-- Exercise objective --
Each line from the top of the listing through the one holding "80, 90, 100];" should be restated word for word, with nothing added and no pictures.

↓

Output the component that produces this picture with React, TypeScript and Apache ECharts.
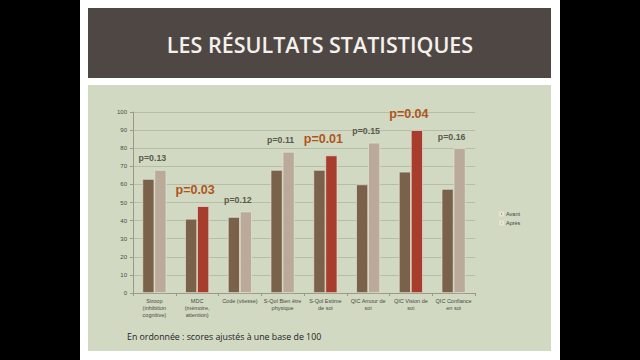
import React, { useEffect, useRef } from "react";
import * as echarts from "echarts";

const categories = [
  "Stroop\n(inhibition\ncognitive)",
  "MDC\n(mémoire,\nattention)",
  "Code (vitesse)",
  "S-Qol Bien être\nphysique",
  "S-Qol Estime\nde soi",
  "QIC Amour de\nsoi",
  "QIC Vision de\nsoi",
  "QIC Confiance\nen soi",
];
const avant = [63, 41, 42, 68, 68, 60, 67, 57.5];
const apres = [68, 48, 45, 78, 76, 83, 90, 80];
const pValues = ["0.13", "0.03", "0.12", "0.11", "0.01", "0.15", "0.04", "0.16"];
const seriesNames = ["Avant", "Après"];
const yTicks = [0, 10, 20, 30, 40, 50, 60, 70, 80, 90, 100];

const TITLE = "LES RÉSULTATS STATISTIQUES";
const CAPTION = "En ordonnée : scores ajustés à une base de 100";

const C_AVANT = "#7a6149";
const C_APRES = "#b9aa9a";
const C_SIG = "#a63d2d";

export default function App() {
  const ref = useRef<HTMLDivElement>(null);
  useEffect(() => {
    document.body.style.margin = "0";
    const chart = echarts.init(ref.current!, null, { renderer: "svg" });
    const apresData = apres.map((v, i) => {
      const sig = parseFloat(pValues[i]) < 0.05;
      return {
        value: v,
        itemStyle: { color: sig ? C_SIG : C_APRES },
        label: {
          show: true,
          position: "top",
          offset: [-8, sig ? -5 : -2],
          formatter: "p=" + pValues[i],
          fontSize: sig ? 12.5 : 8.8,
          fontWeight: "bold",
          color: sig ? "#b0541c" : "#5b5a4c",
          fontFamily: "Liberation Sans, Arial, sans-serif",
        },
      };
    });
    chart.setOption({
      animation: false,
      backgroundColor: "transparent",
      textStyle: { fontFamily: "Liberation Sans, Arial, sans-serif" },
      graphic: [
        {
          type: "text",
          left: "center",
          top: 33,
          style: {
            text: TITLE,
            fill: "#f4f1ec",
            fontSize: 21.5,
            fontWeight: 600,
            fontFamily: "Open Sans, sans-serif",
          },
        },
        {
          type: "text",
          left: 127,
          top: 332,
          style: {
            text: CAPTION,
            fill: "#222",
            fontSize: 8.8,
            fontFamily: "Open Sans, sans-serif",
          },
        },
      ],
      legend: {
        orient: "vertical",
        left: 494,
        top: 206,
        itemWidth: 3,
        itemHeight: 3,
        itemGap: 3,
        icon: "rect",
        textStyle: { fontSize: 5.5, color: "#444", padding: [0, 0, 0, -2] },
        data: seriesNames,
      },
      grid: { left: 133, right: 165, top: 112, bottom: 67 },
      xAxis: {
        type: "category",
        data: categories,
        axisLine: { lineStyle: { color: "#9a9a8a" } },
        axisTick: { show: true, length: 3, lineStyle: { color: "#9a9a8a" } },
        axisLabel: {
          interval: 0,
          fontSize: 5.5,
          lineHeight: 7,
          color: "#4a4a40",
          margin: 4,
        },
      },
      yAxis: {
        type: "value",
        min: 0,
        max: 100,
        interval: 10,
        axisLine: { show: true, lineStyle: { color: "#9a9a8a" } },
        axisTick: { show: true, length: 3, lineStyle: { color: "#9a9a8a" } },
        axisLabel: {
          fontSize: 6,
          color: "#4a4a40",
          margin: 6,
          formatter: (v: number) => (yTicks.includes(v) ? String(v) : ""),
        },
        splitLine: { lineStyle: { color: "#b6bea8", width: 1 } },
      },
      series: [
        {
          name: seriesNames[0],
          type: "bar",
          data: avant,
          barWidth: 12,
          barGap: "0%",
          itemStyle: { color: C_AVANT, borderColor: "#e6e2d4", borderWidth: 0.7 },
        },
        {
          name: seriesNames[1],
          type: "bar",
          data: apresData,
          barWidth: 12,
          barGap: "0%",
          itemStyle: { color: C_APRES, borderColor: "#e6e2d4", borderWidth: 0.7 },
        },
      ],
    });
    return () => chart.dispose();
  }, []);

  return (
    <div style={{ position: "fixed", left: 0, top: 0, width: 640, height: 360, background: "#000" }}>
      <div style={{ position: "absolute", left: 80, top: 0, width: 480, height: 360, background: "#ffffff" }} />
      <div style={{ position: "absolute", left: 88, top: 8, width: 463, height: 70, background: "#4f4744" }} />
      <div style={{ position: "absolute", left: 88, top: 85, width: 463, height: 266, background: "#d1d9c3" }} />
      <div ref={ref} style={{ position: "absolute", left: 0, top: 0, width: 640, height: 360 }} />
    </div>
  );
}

↑

-- Correct output --
Output the component that produces this picture with React, TypeScript and Apache ECharts.
import React, { useEffect, useRef } from "react";
import * as echarts from "echarts";

const categories = [
  "Stroop\n(inhibition\ncognitive)",
  "MDC\n(mémoire,\nattention)",
  "Code (vitesse)",
  "S-Qol Bien être\nphysique",
  "S-Qol Estime\nde soi",
  "QIC Amour de\nsoi",
  "QIC Vision de\nsoi",
  "QIC Confiance\nen soi",
];
const avant = [63, 41, 42, 68, 68, 60, 67, 57.5];
const apres = [68, 48, 45, 78, 76, 83, 90, 80];
const pValues = ["0.13", "0.03", "0.12", "0.11", "0.01", "0.15", "0.04", "0.16"];
const seriesNames = ["Avant", "Après"];
const yTicks = [0, 10, 20, 30, 40, 50, 60, 70, 80, 90, 100];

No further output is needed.